[start of Supplied material]

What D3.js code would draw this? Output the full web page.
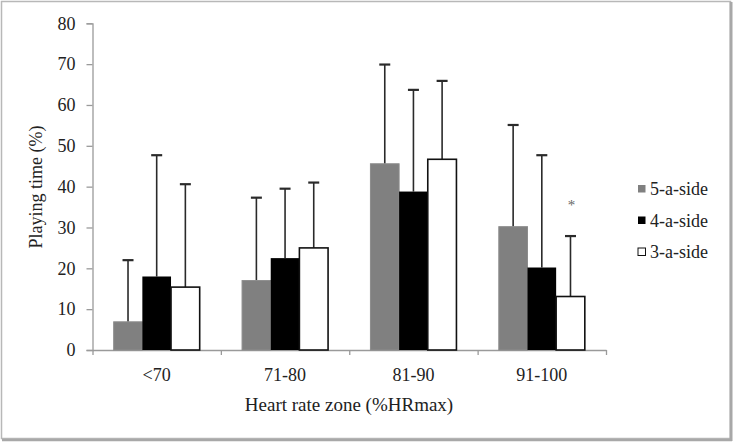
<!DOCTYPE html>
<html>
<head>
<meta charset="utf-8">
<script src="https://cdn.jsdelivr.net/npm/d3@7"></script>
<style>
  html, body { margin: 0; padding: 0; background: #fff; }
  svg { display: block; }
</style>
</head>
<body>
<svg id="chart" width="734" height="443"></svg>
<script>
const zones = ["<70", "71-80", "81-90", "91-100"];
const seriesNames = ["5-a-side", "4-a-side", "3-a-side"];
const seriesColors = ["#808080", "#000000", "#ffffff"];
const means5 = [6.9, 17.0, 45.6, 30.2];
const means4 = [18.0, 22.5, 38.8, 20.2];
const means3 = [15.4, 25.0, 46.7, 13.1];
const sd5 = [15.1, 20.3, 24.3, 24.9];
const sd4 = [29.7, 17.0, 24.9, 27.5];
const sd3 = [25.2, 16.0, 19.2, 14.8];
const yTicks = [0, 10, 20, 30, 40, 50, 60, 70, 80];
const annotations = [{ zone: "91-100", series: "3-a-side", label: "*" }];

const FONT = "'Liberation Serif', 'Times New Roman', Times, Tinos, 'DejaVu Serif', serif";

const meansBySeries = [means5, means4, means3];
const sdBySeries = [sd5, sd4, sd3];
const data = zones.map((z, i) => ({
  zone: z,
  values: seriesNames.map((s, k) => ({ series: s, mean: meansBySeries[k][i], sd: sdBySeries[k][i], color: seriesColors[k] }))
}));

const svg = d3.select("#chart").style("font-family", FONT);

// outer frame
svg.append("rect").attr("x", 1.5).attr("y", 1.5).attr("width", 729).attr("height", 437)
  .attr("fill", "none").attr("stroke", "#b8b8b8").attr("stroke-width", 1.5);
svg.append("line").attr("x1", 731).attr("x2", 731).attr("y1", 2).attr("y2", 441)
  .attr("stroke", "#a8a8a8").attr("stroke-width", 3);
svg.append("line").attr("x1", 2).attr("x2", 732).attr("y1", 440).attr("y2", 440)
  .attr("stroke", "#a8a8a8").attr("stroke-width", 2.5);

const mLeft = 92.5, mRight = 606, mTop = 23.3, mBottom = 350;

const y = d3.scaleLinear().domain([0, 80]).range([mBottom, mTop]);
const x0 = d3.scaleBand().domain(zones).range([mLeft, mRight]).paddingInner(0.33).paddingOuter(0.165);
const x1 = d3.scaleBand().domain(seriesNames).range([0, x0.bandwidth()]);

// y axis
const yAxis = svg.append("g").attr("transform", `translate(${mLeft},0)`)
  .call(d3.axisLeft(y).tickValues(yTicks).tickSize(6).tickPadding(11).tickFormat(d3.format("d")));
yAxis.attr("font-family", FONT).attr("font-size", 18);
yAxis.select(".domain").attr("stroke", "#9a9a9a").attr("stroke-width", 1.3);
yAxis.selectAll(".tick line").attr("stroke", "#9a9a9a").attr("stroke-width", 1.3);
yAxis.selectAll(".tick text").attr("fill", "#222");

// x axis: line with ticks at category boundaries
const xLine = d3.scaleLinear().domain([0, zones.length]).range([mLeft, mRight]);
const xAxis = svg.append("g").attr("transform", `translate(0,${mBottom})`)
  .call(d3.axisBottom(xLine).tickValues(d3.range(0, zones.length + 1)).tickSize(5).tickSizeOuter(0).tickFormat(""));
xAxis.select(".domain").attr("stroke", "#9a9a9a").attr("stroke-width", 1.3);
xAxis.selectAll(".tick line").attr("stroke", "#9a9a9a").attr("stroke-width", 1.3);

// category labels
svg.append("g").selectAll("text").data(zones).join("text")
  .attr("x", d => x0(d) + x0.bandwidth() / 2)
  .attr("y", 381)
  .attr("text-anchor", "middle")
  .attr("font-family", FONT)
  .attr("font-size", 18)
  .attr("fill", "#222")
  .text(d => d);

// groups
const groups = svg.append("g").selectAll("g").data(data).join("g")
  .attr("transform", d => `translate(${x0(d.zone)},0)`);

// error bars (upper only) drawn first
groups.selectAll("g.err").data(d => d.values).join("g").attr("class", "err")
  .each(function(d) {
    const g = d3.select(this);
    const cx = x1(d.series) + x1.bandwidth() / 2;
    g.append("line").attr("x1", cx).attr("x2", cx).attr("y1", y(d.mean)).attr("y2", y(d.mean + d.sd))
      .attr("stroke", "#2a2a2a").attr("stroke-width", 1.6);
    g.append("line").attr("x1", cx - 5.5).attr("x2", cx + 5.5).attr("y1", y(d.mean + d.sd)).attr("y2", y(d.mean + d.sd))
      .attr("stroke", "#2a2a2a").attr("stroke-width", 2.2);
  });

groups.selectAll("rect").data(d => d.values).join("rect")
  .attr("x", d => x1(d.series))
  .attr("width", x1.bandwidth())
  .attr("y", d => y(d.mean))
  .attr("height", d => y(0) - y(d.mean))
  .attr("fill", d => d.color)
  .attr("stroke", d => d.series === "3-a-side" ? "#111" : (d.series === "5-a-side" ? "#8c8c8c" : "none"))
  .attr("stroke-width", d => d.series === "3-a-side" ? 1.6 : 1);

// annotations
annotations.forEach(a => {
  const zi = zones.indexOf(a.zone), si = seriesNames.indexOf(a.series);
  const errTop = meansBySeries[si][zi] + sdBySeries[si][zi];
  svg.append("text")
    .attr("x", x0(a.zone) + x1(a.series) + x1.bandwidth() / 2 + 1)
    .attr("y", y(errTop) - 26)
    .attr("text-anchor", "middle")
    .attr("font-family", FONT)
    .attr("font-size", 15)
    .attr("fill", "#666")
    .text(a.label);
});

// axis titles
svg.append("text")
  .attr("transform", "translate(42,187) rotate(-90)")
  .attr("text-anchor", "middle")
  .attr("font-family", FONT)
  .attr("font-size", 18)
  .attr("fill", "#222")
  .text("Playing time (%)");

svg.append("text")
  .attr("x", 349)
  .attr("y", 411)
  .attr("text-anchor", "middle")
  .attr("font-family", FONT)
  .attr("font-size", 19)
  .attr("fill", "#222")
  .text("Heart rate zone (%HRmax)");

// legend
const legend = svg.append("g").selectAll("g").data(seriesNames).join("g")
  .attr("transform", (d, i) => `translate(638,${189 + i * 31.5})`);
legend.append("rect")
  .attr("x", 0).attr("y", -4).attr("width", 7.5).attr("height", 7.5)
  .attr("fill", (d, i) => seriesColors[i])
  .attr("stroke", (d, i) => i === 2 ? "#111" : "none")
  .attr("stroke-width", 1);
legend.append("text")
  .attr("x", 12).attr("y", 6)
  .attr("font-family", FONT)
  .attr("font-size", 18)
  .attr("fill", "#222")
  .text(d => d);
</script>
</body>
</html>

[end of Supplied material]

> What to do
Leave the pictures out and please restate exactly the lines running from the start of the material through the one with "Serif', 'Times New".

> Solution to the exercise
What D3.js code would draw this? Output the full web page.
<!DOCTYPE html>
<html>
<head>
<meta charset="utf-8">
<script src="https://cdn.jsdelivr.net/npm/d3@7"></script>
<style>
  html, body { margin: 0; padding: 0; background: #fff; }
  svg { display: block; }
</style>
</head>
<body>
<svg id="chart" width="734" height="443"></svg>
<script>
const zones = ["<70", "71-80", "81-90", "91-100"];
const seriesNames = ["5-a-side", "4-a-side", "3-a-side"];
const seriesColors = ["#808080", "#000000", "#ffffff"];
const means5 = [6.9, 17.0, 45.6, 30.2];
const means4 = [18.0, 22.5, 38.8, 20.2];
const means3 = [15.4, 25.0, 46.7, 13.1];
const sd5 = [15.1, 20.3, 24.3, 24.9];
const sd4 = [29.7, 17.0, 24.9, 27.5];
const sd3 = [25.2, 16.0, 19.2, 14.8];
const yTicks = [0, 10, 20, 30, 40, 50, 60, 70, 80];
const annotations = [{ zone: "91-100", series: "3-a-side", label: "*" }];

const FONT = "'Liberation Serif', 'Times New Roman', Times, Tinos, 'DejaVu Serif', serif";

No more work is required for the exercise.